__Requirements__:
How many lines of these entries include the string "this"? State the number alone.

__Data records__:

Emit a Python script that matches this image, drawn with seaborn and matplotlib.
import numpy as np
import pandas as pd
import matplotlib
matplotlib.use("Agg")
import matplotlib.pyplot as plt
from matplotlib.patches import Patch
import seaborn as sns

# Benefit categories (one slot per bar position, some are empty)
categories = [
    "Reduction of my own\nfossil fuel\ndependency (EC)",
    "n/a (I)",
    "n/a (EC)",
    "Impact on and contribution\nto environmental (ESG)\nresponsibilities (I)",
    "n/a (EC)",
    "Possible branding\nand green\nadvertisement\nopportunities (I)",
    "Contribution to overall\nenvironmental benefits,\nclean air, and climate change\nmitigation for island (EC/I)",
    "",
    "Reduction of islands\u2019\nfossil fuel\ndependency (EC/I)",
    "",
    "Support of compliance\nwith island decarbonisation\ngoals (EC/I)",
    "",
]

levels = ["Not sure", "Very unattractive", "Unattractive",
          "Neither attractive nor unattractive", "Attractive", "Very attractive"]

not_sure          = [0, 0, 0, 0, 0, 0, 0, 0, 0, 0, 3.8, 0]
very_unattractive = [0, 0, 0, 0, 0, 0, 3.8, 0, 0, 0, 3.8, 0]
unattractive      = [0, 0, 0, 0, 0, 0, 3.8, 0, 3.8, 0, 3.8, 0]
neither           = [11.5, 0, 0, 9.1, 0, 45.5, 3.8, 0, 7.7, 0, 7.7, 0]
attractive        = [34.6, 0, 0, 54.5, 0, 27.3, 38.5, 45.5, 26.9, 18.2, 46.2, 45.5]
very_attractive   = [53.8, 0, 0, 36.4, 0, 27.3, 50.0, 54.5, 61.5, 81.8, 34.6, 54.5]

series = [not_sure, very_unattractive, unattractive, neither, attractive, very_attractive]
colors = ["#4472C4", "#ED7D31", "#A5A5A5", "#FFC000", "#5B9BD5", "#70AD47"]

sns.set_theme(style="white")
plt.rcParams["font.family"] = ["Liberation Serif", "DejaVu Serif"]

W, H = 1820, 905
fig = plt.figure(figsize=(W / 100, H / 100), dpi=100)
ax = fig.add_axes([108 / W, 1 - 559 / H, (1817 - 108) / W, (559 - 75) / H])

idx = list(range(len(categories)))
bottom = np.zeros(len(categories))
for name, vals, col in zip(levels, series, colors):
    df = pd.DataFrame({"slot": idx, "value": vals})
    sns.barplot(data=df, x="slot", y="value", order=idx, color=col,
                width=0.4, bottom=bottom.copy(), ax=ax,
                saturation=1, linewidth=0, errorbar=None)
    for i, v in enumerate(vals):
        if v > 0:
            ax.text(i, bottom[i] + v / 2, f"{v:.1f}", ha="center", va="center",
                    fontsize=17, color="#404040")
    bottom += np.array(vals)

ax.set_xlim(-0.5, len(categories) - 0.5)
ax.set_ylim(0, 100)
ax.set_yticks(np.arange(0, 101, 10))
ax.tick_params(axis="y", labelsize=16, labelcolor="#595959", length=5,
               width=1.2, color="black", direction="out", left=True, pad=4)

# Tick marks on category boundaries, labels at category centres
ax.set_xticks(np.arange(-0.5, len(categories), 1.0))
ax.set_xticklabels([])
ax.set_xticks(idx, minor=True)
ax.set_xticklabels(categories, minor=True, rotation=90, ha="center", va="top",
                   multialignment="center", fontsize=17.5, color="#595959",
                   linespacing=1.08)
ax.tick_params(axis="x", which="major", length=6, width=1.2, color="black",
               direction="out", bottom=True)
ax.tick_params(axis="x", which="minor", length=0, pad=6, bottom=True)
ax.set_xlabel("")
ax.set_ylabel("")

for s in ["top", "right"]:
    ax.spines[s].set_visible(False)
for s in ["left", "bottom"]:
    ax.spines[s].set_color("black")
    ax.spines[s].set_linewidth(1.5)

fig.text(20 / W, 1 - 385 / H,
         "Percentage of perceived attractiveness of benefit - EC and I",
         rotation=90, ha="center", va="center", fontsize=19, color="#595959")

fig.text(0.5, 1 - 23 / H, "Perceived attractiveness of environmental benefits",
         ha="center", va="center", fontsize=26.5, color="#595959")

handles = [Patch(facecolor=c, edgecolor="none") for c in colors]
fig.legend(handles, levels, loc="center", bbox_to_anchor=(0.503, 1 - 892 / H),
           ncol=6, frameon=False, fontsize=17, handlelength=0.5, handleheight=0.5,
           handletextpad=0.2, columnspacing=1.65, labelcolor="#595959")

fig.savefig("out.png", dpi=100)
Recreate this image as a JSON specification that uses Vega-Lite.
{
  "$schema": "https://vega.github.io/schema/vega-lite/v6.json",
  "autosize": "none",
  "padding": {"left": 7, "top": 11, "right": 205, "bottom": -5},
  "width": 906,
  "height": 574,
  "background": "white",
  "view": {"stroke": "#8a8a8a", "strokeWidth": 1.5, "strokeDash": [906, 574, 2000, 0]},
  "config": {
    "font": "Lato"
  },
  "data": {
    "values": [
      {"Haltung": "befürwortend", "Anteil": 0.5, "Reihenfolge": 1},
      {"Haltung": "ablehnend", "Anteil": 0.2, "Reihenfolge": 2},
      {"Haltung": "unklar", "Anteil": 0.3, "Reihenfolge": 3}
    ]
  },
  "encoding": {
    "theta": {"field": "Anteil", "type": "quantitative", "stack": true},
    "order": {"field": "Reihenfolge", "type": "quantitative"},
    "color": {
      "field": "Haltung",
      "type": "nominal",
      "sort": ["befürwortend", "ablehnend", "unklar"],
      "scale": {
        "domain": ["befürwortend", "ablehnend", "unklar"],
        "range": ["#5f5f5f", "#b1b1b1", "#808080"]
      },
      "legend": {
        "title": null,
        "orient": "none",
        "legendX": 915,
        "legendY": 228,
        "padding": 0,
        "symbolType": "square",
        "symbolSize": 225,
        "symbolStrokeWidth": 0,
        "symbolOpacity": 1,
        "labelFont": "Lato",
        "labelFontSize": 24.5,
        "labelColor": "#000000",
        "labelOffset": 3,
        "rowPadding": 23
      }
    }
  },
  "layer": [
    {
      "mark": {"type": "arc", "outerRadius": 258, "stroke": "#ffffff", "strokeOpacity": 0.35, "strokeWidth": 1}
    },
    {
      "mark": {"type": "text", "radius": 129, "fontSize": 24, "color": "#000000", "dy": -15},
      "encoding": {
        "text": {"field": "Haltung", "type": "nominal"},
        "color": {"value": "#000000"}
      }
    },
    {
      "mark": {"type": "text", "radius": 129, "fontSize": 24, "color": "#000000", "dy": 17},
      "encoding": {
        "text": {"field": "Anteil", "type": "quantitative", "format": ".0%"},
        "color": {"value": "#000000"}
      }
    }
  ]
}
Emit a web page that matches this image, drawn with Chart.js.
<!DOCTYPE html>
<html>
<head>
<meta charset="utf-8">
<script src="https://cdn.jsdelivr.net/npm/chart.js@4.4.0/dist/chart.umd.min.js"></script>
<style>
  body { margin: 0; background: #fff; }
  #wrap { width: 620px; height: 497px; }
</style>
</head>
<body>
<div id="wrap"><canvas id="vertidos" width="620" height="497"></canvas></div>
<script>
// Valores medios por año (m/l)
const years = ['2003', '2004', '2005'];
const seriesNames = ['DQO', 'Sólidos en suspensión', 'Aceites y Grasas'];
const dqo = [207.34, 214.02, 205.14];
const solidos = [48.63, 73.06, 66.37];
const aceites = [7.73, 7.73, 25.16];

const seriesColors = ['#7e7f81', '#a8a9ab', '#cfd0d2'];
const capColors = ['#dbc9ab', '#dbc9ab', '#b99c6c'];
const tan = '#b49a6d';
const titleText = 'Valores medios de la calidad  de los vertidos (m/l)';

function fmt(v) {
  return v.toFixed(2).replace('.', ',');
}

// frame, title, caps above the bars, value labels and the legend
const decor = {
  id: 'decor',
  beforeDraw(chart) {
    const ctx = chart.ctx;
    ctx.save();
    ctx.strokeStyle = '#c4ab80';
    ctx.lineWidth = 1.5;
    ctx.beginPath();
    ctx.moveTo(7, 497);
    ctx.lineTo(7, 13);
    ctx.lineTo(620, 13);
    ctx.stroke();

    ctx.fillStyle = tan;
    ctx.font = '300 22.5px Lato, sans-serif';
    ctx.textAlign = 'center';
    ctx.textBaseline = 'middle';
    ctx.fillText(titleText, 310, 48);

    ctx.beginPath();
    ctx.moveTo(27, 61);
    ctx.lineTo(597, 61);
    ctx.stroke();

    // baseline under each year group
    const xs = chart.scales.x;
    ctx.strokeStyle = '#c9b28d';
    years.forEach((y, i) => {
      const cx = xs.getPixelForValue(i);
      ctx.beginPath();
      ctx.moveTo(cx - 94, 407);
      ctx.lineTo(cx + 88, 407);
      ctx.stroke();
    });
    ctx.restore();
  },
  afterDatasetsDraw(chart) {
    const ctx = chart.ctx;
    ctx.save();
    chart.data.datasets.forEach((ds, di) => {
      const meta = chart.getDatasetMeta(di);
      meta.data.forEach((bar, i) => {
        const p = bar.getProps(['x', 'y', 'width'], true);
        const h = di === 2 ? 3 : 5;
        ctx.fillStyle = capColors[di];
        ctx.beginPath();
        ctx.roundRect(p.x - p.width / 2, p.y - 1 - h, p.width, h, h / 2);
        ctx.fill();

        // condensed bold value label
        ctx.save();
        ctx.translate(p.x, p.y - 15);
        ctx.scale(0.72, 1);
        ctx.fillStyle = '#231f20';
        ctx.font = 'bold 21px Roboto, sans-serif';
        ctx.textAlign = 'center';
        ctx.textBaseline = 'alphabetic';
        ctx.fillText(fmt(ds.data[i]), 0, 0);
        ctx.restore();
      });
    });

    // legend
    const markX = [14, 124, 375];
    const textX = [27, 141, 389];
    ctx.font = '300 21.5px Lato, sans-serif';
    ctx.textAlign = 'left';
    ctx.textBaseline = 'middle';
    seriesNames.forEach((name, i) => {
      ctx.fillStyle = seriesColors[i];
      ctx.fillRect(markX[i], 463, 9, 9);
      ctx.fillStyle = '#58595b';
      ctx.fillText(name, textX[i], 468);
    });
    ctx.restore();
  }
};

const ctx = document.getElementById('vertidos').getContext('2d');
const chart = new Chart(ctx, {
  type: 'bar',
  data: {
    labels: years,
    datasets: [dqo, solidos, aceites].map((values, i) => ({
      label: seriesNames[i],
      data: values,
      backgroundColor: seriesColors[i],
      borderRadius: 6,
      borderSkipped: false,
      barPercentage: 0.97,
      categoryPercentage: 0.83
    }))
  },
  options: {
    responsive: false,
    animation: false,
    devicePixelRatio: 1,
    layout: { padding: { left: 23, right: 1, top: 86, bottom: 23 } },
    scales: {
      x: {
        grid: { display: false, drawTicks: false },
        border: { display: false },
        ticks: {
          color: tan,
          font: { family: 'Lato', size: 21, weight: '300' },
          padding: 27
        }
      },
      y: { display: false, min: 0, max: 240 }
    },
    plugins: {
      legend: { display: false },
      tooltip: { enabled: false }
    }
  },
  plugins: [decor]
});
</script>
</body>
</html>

__Written solution__:
3